Il est un jardin que nous connaissons tous. Sont indispensables à nos civilités acquises, son ombrage, sa fraîcheur, son espace et bien d’autres bénéfices des agencements savants qui ont permis de dominer sa nature originelle.

Nous y partageons des moments tranquilles, et d’autres, qui, selon le tourment ou le caprice des saisons, peuvent l’être moins. Le sol y est sensible, mais tout n’y pousse pas comme on l’entend ; souvent la meilleure volonté, et le plus parfait jardinage, ne suffisent pas à en garantir les floraisons, ou même la simple ramification des arbrisseaux. Il faut toujours y revenir, et veiller encore et encore aux soins les plus attentifs, les plus constants, les plus serviles. Souvent, alors que l’implantation a semblé juste et son travail conforme aux édictions de la nature, force est de convenir que tout est à reprendre, car rien n’y est jamais parfait, et tout y est à parfaire encore et encore. Sous ce terreau d’apparence fertile, on ne finit jamais de découvrir ce sable tout de noirceur et de sécheresse, qui, alors qu’on le pensait révolu par l’effet du travail et de la culture, revient toujours se montrer sous la surface, et en menacer par sa substance, l’enracinement de toutes nos plantations. Sans cesse, il nous appartient de tailler sans faillir, et arroser, et tailler à nouveau. Et il faut admettre que ce labeur incessant nous lasse. Parfois, on serait même tenté de laisser la nature ancienne reprendre le dessus par quelques élans sauvages dont elle a seule le ressort. Nous voici près de baisser les bras. Pourquoi, somme toute, ne pas s’en remettre à la nature et ses lois faciles, qui ont existé bien avant nous ? Dans son agencement, rien n’obéit à la nature élémentaire de l’homme, mais tout n’est qu’apprentissage, tentative, et recommencement dans la tension éternelle de l’esprit.

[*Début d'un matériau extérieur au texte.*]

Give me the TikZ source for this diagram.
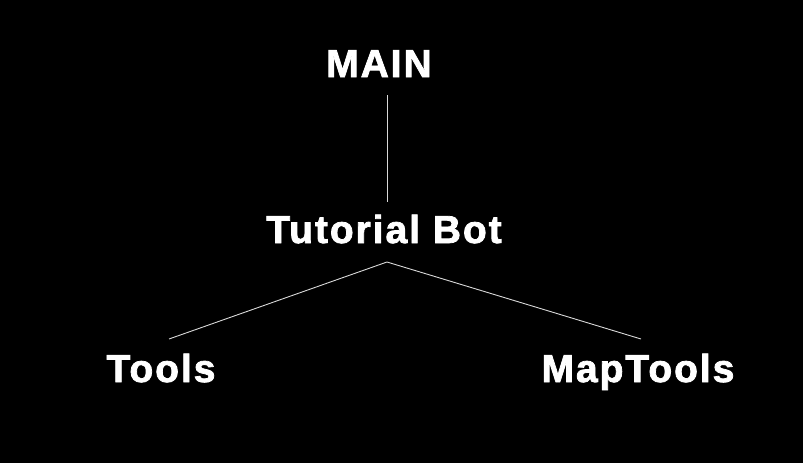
\documentclass[tikz,border=0pt]{standalone}
\usepackage{fontspec}
\setmainfont{Liberation Sans}
\newfontfamily\heavyfont{Liberation Sans Bold}[FakeBold=2, LetterSpace=5]
\usetikzlibrary{positioning}

\begin{document}
\begin{tikzpicture}[x=1pt, y=-1pt,
        lbl/.style={text=white, font=\heavyfont\fontsize{39}{46}\selectfont, inner sep=0pt, anchor=base},
        link/.style={draw=white!85!black, line width=0.9pt}]

        \fill[black] (0,0) rectangle (803,463);
        \useasboundingbox (0,0) rectangle (803,463);

        \node[lbl] (main) at (379,77) {MAIN};
        \node[lbl] (bot) at (384,243) {Tutorial Bot};
        \node[lbl] (tools) at (161,382) {Tools};
        \node[lbl] (maptools) at (638,382) {MapTools};

        \coordinate (hub) at (387,262);
        \coordinate (tools-end) at (169,339);
        \coordinate (maptools-end) at (641,339);

        \draw[link] ([yshift=-18pt]main.base -| hub) -- ([yshift=13pt]bot.north -| hub);
        \draw[link] (tools-end) -- (hub) -- (maptools-end);

    \end{tikzpicture}
\end{document}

La tentation de cet abandon est le propre de notre temps. La démocratie est un terreau si mince et si instable qu’il usera notre goût de cet effort dont l’inusable vanité nous épuise. Tout ce qui en fait la vertu et les bienfaits – ses institutions, ses lois, ses équilibres – est toujours produit de l’esprit cultivé des sociétés, mais  jamais de l’énergie de la nature.

Prenons garde : une fois le sable noir revenu par-dessus le sol, il est trop tard, et rien jamais ne fleurira.